Le niveau optimal des prix de l’électricité
Interrogé en point de presse sur le niveau de prix de l’électricité à partir duquel les alumineries ne pourraient plus investir au Québec, Louis Langlois a mentionné que les prix ne doivent pas dépasser la médiane des prix facturés à l’ensemble des alumineries dans le monde.
Contrairement à un prix moyen, un prix médian permet de mesurer une tendance, mais sans être influencé par des valeurs extrêmes.
Jean Simard souligne que les alumineries au Québec ne sont pas en compétition avec le prix de l’électricité en vigueur dans les principales villes américaines (comme le présente souvent Hydro-Québec), mais bel et bien avec la compétition qui n’est pas située aux États-Unis.
«Nous, il faut qu’on se compare avec des régions comme le Moyen-Orient et la Norvège, la vraie compétition», a-t-il dit.
Non seulement il faut des prix de l’électricité compétitifs, mais il faut aussi une structure de prix qui s’ajustent aux aléas du marché, a renchéri Jean Simard.

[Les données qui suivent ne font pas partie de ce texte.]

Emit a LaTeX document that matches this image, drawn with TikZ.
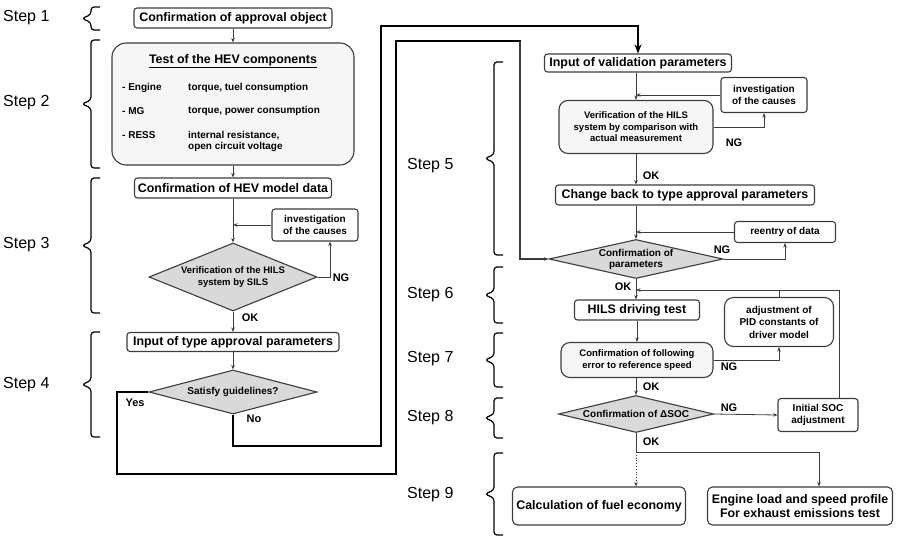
\documentclass[tikz,border=0pt]{standalone}
\usepackage{fontspec}
\setmainfont{Liberation Sans}
\usetikzlibrary{shapes.geometric,arrows.meta}

\definecolor{edgegray}{HTML}{3C3C3C}
\definecolor{boxfill}{HTML}{F6F6F6}
\definecolor{diafill}{HTML}{D9D9D9}

\tikzset{
  >={Stealth[length=4.5pt,width=3.5pt]},
  box/.style={draw=edgegray, line width=1.1pt, rounded corners=3pt, fill=white, inner sep=0pt, align=center, font=\bfseries\fontsize{12.4}{14.5}\selectfont},
  smallbox/.style={box, font=\bfseries\fontsize{10}{12}\selectfont},
  softbox/.style={box, rounded corners=9pt, fill=boxfill, font=\bfseries\fontsize{9.5}{11.5}\selectfont},
  dia/.style={diamond, draw=edgegray, line width=1.1pt, fill=diafill, inner sep=0pt},
  diatext/.style={align=center, inner sep=0pt, font=\bfseries\fontsize{9.5}{11.5}\selectfont},
  item/.style={anchor=west, inner sep=0pt, align=left, font=\bfseries\fontsize{10}{11}\selectfont},
  steplabel/.style={anchor=west, inner sep=0pt, font=\fontsize{16}{18}\selectfont},
  tag/.style={inner sep=0pt, font=\bfseries\fontsize{11}{13}\selectfont},
  flow/.style={draw=edgegray, line width=0.8pt},
  bigloop/.style={draw=black, line width=2pt},
  bracket/.style={draw=black, line width=1.2pt, rounded corners=3pt},
}

% brace of a step: x of the serif ends, top, bottom
\newcommand{\stepbrace}[3]{%
  \pgfmathsetmacro{\bracemid}{(#2+#3)/2}
  \draw[bracket] (#1,#2) -- (#1-9,#2) -- (#1-9,\bracemid-4) -- (#1-18,\bracemid) -- (#1-9,\bracemid+4) -- (#1-9,#3) -- (#1,#3);
}

\begin{document}
\begin{tikzpicture}[x=1pt,y=-1pt]
    \useasboundingbox (0,0) rectangle (907,544);

    % Step labels
    \node[steplabel] (st1) at (3,18) {Step 1};
    \node[steplabel] (st2) at (3,103) {Step 2};
    \node[steplabel] (st3) at (3,245) {Step 3};
    \node[steplabel] (st4) at (3,385) {Step 4};
    \node[steplabel] (st5) at (407,166) {Step 5};
    \node[steplabel] (st6) at (407,295) {Step 6};
    \node[steplabel] (st7) at (407,359) {Step 7};
    \node[steplabel] (st8) at (407,418) {Step 8};
    \node[steplabel] (st9) at (407,495) {Step 9};

    % Braces
    \stepbrace{100}{7}{30}
    \stepbrace{100}{40}{168}
    \stepbrace{100}{178}{313}
    \stepbrace{100}{332}{437}
    \stepbrace{503}{62}{255}
    \stepbrace{503}{267}{323}
    \stepbrace{503}{333}{387}
    \stepbrace{503}{398}{438}
    \stepbrace{503}{453}{535}

    % Left column
    \node[box, minimum width=198, minimum height=20] (appr) at (233,18) {Confirmation of approval object};
    \node[box, rounded corners=14pt, fill=boxfill, minimum width=242, minimum height=122] (hevc) at (233,104) {};
    \node[box, draw=none, fill=none] (hevt) at (233,61) {\underline{Test of the HEV components}};
    \node[item] (engA) at (122,88) {- Engine};
    \node[item] (engB) at (188,88) {torque, tuel consumption};
    \node[item] (mgA) at (122,111) {- MG};
    \node[item] (mgB) at (188,111) {torque, power consumption};
    \node[item] (ressA) at (122,135) {- RESS};
    \node[item] (ressB) at (188,141) {internal resistance,\\open circuit voltage};
    \node[box, minimum width=197, minimum height=20] (mdata) at (233,188) {Confirmation of HEV model data};
    \node[smallbox, minimum width=86, minimum height=32] (inv1) at (315,225) {investigation\\of the causes};
    \node[dia, minimum width=168, minimum height=68] (vsils) at (233,277) {};
    \node[diatext] (vsilsT) at (vsils) {Verification of the HILS\\system by SILS};
    \node[box, minimum width=212, minimum height=19] (tpar) at (233,342) {Input of type approval parameters};
    \node[dia, minimum width=168, minimum height=44] (sat) at (233,392) {};
    \node[diatext, font=\bfseries\fontsize{10}{12}\selectfont] (satT) at (sat) {Satisfy guidelines?};

    % Right column
    \node[box, minimum width=187, minimum height=18] (inval) at (638,63) {Input of validation parameters};
    \node[smallbox, minimum width=86, minimum height=35] (inv2) at (764,95) {investigation\\of the causes};
    \node[softbox, minimum width=154, minimum height=53] (ver) at (636,127) {Verification of the HILS\\system by comparison with\\actual measurement};
    \node[box, minimum width=259, minimum height=20] (cback) at (685,195) {Change back to type approval parameters};
    \node[smallbox, minimum width=101, minimum height=21] (reent) at (785,232) {reentry of data};
    \node[dia, minimum width=174, minimum height=39] (cpar) at (636,259) {};
    \node[diatext, font=\bfseries\fontsize{10}{11}\selectfont] (cparT) at (cpar) {Confirmation of\\parameters};
    \node[box, minimum width=125, minimum height=20] (hils) at (637,310) {HILS driving test};
    \node[softbox, fill=white, font=\bfseries\fontsize{10}{12.5}\selectfont, minimum width=109, minimum height=49] (adj) at (779,322) {adjustment of\\PID constants of\\driver model};
    \node[softbox, minimum width=152, minimum height=35] (cfol) at (637,360) {Confirmation of following\\error to reference speed};
    \node[dia, minimum width=155, minimum height=37] (socd) at (636,414) {};
    \node[diatext, font=\bfseries\fontsize{10}{12}\selectfont] (socdT) at (socd) {Confirmation of ΔSOC};
    \node[smallbox, minimum width=80, minimum height=33] (soc) at (818,415) {Initial SOC\\adjustment};
    \node[box, rounded corners=5pt, minimum width=173, minimum height=38] (fuel) at (599,506) {Calculation of fuel economy};
    \node[box, rounded corners=5pt, minimum width=185, minimum height=38] (eng) at (800,506) {Engine load and speed profile\\For exhaust emissions test};

    % Left connectors
    \draw[flow,->] (appr.south) -- (hevc.north);
    \draw[flow,->] (hevc.south) -- (mdata.north);
    \draw[flow,->] (mdata.south) -- (vsils.north);
    \draw[flow,->] (inv1.west) -- (inv1.west -| mdata.south);
    \coordinate (ngA) at (330,277);
    \draw[flow,->] (vsils.east) -- (ngA) -- (ngA |- inv1.south);
    \draw[flow,->] (vsils.south) -- (tpar.north);
    \draw[flow,->] (tpar.south) -- (sat.north);

    % Loops from the guideline check
    \coordinate (noA) at (381,446);
    \coordinate (noB) at (381,26);
    \draw[bigloop,-{Stealth[length=9pt,width=7pt]}] (sat.south) |- (noA) -- (noB) -| (inval.north);
    \coordinate (yesA) at (117,474);
    \coordinate (yesB) at (396,474);
    \coordinate (yesC) at (396,41);
    \coordinate (yesD) at (520,41);
    \draw[bigloop] (sat.west) -| (yesA) -- (yesB) -- (yesC) -- (yesD) -- ++(0,12);
    \draw[flow,line width=1.1pt,->] (yesD) |- (cpar.west);

    % Right connectors
    \draw[flow,->] (inval.south -| ver.north) -- (ver.north);
    \draw[flow,->] (inv2.west) -- (inv2.west -| ver.north);
    \draw[flow,->] (ver.east) -| (inv2.south);
    \draw[flow,->] (ver.south) -- (ver.south |- cback.north);
    \draw[flow,->] (cback.south -| cpar.north) -- (cpar.north);
    \draw[flow,->] (reent.west) -- (reent.west -| cpar.north);
    \draw[flow,->] (cpar.east) -| (reent.south);
    \draw[flow,->] (cpar.south) -- (cpar.south |- hils.north);
    \draw[flow,->] (cfol.north |- hils.south) -- (cfol.north);
    \draw[flow,->] (cfol.east) -| (adj.south);
    \draw[flow,->] (cfol.south -| socd.north) -- (socd.north);
    \draw[flow,->] (socd.east) -- (soc.west);
    \coordinate (fbA) at (839,290);
    \draw[flow,->] (soc.north -| fbA) -- (fbA) -- (fbA -| cpar.south);
    \draw[flow] (adj.north) -- (adj.north |- fbA);
    \coordinate (split) at (636,452);
    \draw[flow] (socd.south) -- (split);
    \draw[flow,dotted,->] (split) -- (split |- fuel.north);
    \draw[flow,->] (split) -| ([xshift=19]eng.north);

    % Branch labels
    \node[tag] (ng1) at (341,278) {NG};
    \node[tag] (ok1) at (250,318) {OK};
    \node[tag] (yes) at (135,403) {Yes};
    \node[tag] (no) at (254,419) {No};
    \node[tag] (ng2) at (734,143) {NG};
    \node[tag] (ok2) at (651,176) {OK};
    \node[tag] (ng3) at (722,250) {NG};
    \node[tag] (ok3) at (623,287) {OK};
    \node[tag] (ng4) at (729,367) {NG};
    \node[tag] (ok4) at (651,387) {OK};
    \node[tag] (ng5) at (729,408) {NG};
    \node[tag] (ok5) at (651,442) {OK};

\end{tikzpicture}
\end{document}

Aussi, quand les conditions sur le marché se détériorent (par exemple, une chute du prix mondial de l’aluminium), le prix de l’électricité facturé aux alumineries du Québec doit baisser. En revanche, quand ces conditions s’améliorent (par exemple, une hausse du prix de l’aluminium), le prix de l’électricité peut alors augmenter.
C’est la structure actuelle de prix que l’industrie souhaite voir perdurer au Québec.